Why do we need to relax?
High levels of stress, worry, anger, fear are bad for our mental and physical health. Examples of the most significant problems are:
Heart disease - Stress can directly increase heart rate and blood flow, and causes the release of cholesterol and triglycerides into the blood stream. It's also possible that stress is related to other problems -- an increased likelihood of smoking or obesity , excessive drinking which indirectly increase the heart risks.
Asthma. Many studies have shown that stress can worsen asthma. Some evidence suggests that a parent's chronic stress might even increase the risk of developing asthma in their children. One study looked at how parental stress affected the asthma rates of young children who were also exposed to air pollution or whose mothers smoked during pregnancy. The kids with stressed out parents had a substantially higher risk of developing asthma.
Obesity. Excess fat in the belly seems to pose greater health risks than fat on the legs or hips -- and unfortunately, that's just where people with high stress seem to store it. "Stress causes higher levels of the hormone cortisol," says Winner, "and that seems to increase the amount of fat that's deposited in the abdomen."
Diabetes. Stress can worsen diabetes in two ways. First, it increases the likelihood of bad behaviors, such as unhealthy eating and excessive drinking. Second, stress seems to raise the glucose levels of people with type 2 diabetes directly.
Headaches. Stress is considered one of the most common triggers for headaches -- not just tension
Depression and anxiety. It's probably no surprise that chronic stress is connected with higher rates of depression and anxiety. One survey of recent studies found that people who had stress related to their jobs -- like demanding work with few rewards -- had an 80% higher risk of developing depression within a few years than people with lower stress.
Gastrointestinal problems. Stress is also a common factor in many other GI conditions, such as chronic heartburn and irritable bowel syndrome (IBS),
Alzheimer's disease. One animal study found that stress might worsen Alzheimer's disease, causing its brain lesions to form more quickly. Some researchers speculate that reducing stress has the potential to slow down the progression of the disease.
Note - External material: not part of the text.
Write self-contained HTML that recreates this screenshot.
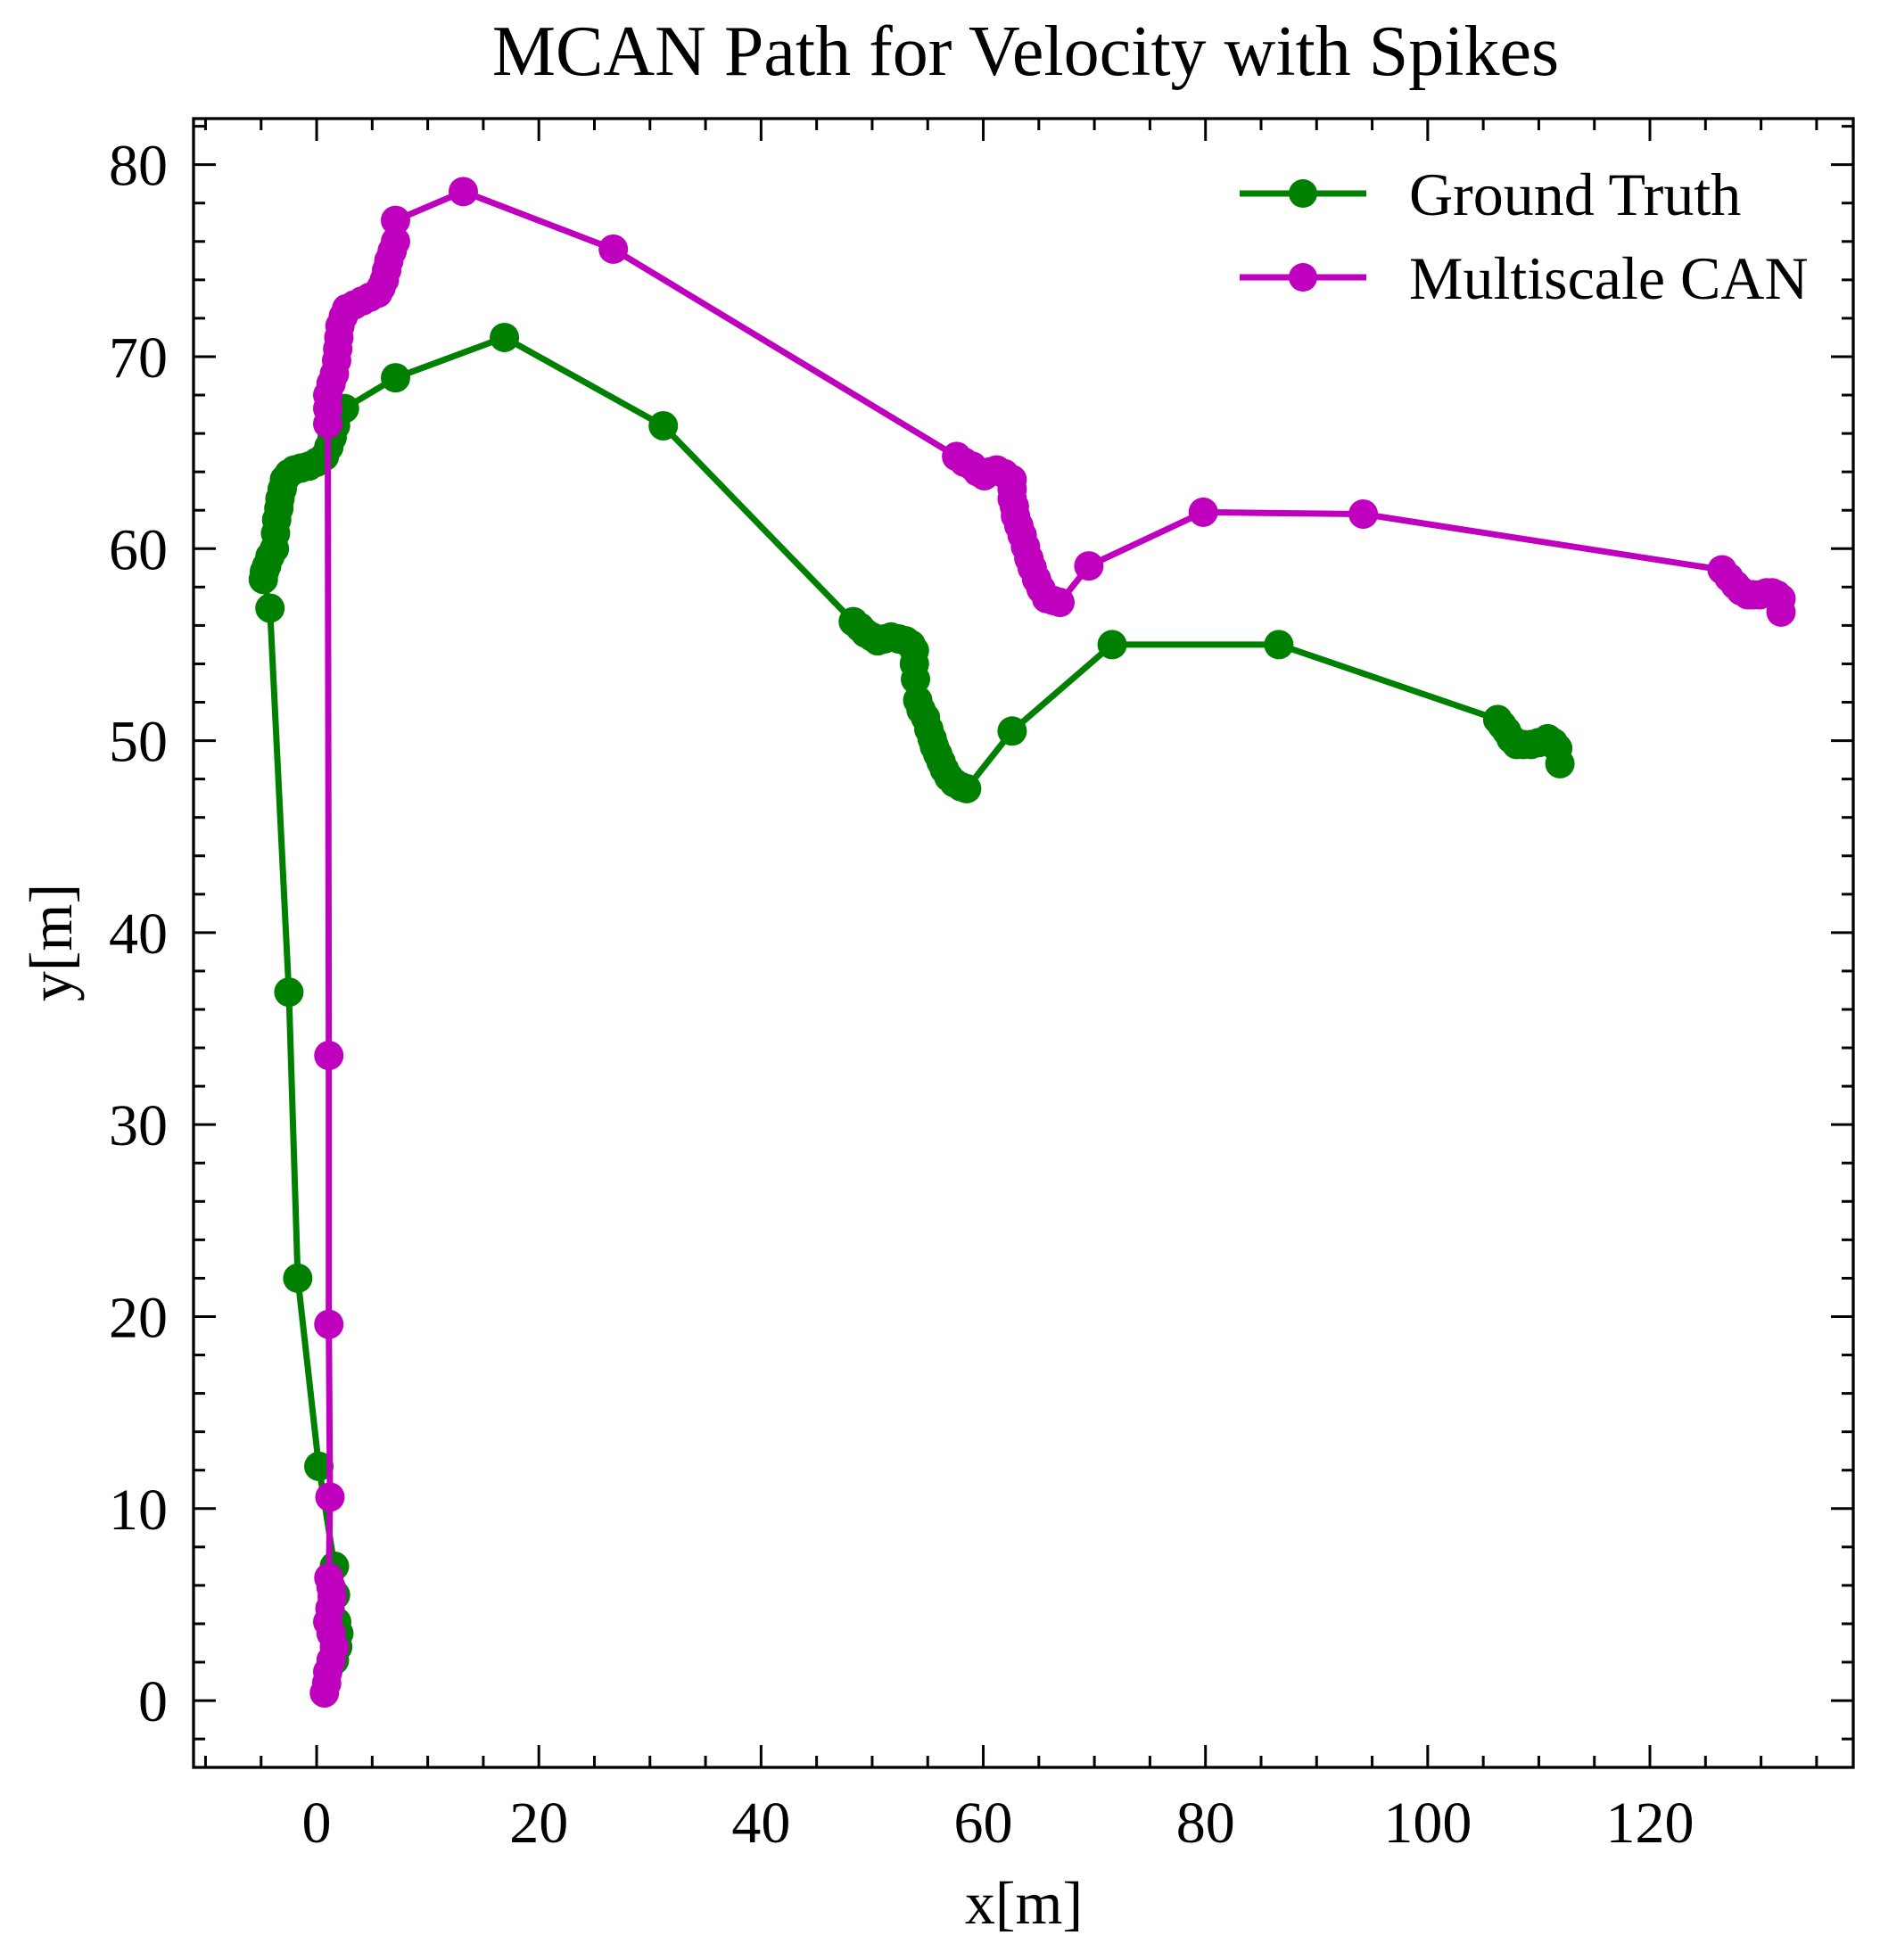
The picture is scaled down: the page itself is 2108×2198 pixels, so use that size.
<!DOCTYPE html>
<html><head><meta charset="utf-8"><style>
html,body{margin:0;padding:0;background:#fff}
svg text{font-family:"Liberation Serif",serif;fill:#000}
</style></head><body>
<svg id="chart" width="2108" height="2193" viewBox="0 0 2108 2193" xmlns="http://www.w3.org/2000/svg">
<rect width="2108" height="2193" fill="#fff"/>
<text x="1150" y="84" font-size="80" text-anchor="middle">MCAN Path for Velocity with Spikes</text>
<text x="1148" y="2157" font-size="68" text-anchor="middle">x[m]</text>
<text transform="translate(80,1057) rotate(-90)" font-size="68" text-anchor="middle">y[m]</text>
<g id="plot"></g>
<g id="axes"></g>
<g id="legend">
 <g>
  <line x1="1390" y1="217" x2="1532" y2="217" stroke="#008000" stroke-width="7"/>
  <circle cx="1461" cy="217" r="16" fill="#008000"/>
  <text x="1580" y="241" font-size="68">Ground Truth</text>
 </g>
 <g>
  <line x1="1390" y1="311" x2="1532" y2="311" stroke="#bf00bf" stroke-width="7"/>
  <circle cx="1461" cy="311" r="16" fill="#bf00bf"/>
  <text x="1580" y="335" font-size="68">Multiscale CAN</text>
 </g>
</g>
</svg>
<script>
const gtX=[1.6,1.9,2.0,1.8,1.7,1.6,0.2,-1.7,-2.5,-4.2,-4.8,-4.7,-4.5,-4.2,-3.8,-3.7,-3.6,-3.4,-3.3,-3.1,-2.9,-2.5,-2.0,-1.4,-0.7,0.0,0.7,1.1,1.4,1.7,1.9,2.5,7.1,16.9,31.2,48.3,48.9,49.4,50.0,50.5,51.1,51.7,52.4,53.0,53.5,53.8,53.8,53.9,54.1,54.4,54.8,55.1,55.4,55.6,55.9,56.2,56.5,56.9,57.4,58.0,58.5,62.6,71.6,86.6,106.3,106.7,107.1,107.5,108.0,108.6,109.3,110.0,110.8,111.3,111.7,111.9];
const gtY=[2.1,2.8,3.5,4.1,5.5,7.0,12.2,22.0,36.9,56.9,58.4,58.8,59.1,59.6,60.0,60.8,61.5,62.1,62.6,63.1,63.6,63.9,64.1,64.2,64.3,64.5,64.8,65.3,65.8,66.4,67.0,67.3,68.9,71.0,66.4,56.2,55.9,55.6,55.4,55.2,55.3,55.4,55.3,55.2,55.0,54.7,54.0,53.2,52.1,51.6,51.2,50.6,50.1,49.7,49.3,48.9,48.5,48.1,47.8,47.6,47.5,50.5,55.0,55.0,51.1,50.8,50.5,50.1,49.8,49.8,49.8,49.9,50.1,49.9,49.6,48.8];
const mcX=[0.7,0.9,1.0,1.3,1.6,1.3,1.0,1.2,1.4,1.3,1.1,1.2,1.1,1.1,1.0,1.0,1.0,1.3,1.6,1.8,1.9,2.0,2.1,2.4,2.7,3.4,4.1,4.8,5.5,5.8,6.1,6.3,6.5,6.8,7.1,7.1,13.2,26.7,57.6,58.3,59.0,59.5,60.1,60.6,61.2,61.9,62.6,62.6,62.6,62.8,62.9,63.2,63.5,63.8,64.1,64.4,64.8,65.2,65.7,66.3,66.9,69.5,79.8,94.2,126.5,127.1,127.7,128.2,128.8,129.3,129.9,130.5,131.0,131.4,131.8,131.8];
const mcY=[0.4,0.9,1.5,2.1,2.8,3.5,4.1,4.8,5.4,5.9,6.4,10.6,19.6,33.6,66.5,67.3,68.0,68.6,69.1,69.8,70.4,71.0,71.6,72.1,72.5,72.7,72.9,73.1,73.3,73.6,74.0,74.5,75.0,75.5,76.0,77.1,78.6,75.6,64.8,64.5,64.3,64.0,63.8,64.0,64.1,63.9,63.6,63.1,62.6,62.2,61.7,61.2,60.7,60.1,59.5,59.0,58.4,57.9,57.4,57.3,57.2,59.1,61.9,61.8,58.9,58.5,58.1,57.8,57.6,57.6,57.6,57.7,57.7,57.6,57.4,56.7];
const xTicks=[0,20,40,60,80,100,120];
const yTicks=[0,10,20,30,40,50,60,70,80];
const xTickLabels=["0","20","40","60","80","100","120"];
const yTickLabels=["0","10","20","30","40","50","60","70","80"];

const L=217,R=2078,T=133,B=1982;
const xmin=-11.08,xmax=138.3,ymin=-3.48,ymax=82.4;
function sx(v){return L+(v-xmin)/(xmax-xmin)*(R-L);}
function sy(v){return B-(v-ymin)/(ymax-ymin)*(B-T);}
const NS="http://www.w3.org/2000/svg";
function mk(tag,attrs,parent){const e=document.createElementNS(NS,tag);for(const k in attrs)e.setAttribute(k,attrs[k]);parent.appendChild(e);return e;}
const plot=document.getElementById('plot');
const axes=document.getElementById('axes');

function series(xs,ys,color,name){
  const g=mk('g',{},plot);
  
  
  const pts=xs.map((x,i)=>sx(x).toFixed(1)+','+sy(ys[i]).toFixed(1)).join(' ');
  const pl=mk('polyline',{points:pts,fill:'none',stroke:color,'stroke-width':7,'stroke-linejoin':'round'},g);
  
  
  xs.forEach((x,i)=>{
    const c=mk('circle',{cx:sx(x),cy:sy(ys[i]),r:16.5,fill:color},g);
    
    
  });
}
series(gtX,gtY,'#008000','ground-truth-series');
series(mcX,mcY,'#bf00bf','multiscale-can-series');

const fr=mk('rect',{x:L,y:T,width:R-L,height:B-T,fill:'none',stroke:'#000','stroke-width':3.3},axes);


for(let v=-10;v<=135;v+=5){
  const major=v%20===0;const len=major?25:13;const X=sx(v);
  mk('line',{x1:X,y1:B,x2:X,y2:B-len,stroke:'#000','stroke-width':3},axes);
  mk('line',{x1:X,y1:T,x2:X,y2:T+len,stroke:'#000','stroke-width':3},axes);
}
for(let v=-2;v<=82;v+=2){
  const major=v%10===0;const len=major?25:13;const Y=sy(v);
  mk('line',{x1:L,y1:Y,x2:L+len,y2:Y,stroke:'#000','stroke-width':3},axes);
  mk('line',{x1:R,y1:Y,x2:R-len,y2:Y,stroke:'#000','stroke-width':3},axes);
}
xTicks.forEach((v,i)=>{
  const t=mk('text',{x:sx(v),y:2066,'font-size':66,'text-anchor':'middle'},axes);
  t.textContent=xTickLabels[i];
  
  
});
yTicks.forEach((v,i)=>{
  const t=mk('text',{x:188,y:sy(v)+23,'font-size':66,'text-anchor':'end'},axes);
  t.textContent=yTickLabels[i];
  
  
});
</script>
</body></html>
Accelerated aging. There's actually evidence that stress can affect how you age. One study compared the DNA of mothers who were under high stress -- they were caring for a chronically ill child -- with women who were not. Researchers found that a particular region of the chromosomes showed the effects of accelerated aging. Stress seemed to accelerate aging about 9 to 17 additional years.
How can a feeling have all this negative impact on our body?
Stress isn't only a feeling in your body or a way of thinking that is unpleasant. It's a built-in physiologic response to a threat. When you're stressed, your body responds. Your blood vessels constrict. Your blood pressure and pulse rise. You breathe faster. Your bloodstream is flooded with hormones such as cortisol and adrenaline. Your sympathetic neverous system is activated. This physiological process is useful when under physical threat but in our modern lives fighting or fleeing won’t usually resolve the problems and therefore the feelings don’t always dissipate easily.
Solution : Learning to relax
While the number of health problems related to stress might be alarming, don't despair. Learning to relax deeply, thereby activating our “parasympathetic nervous system” can hugely reduce the stress you experience.
You life may be extremely busy and you find yourself thrust into highly stressful situations on a regular basis and you cannot remove the stressful things in your life but you can learn to use relaxation to change how you respond to them thereby reducing the symptoms of stress and its negative long term effects.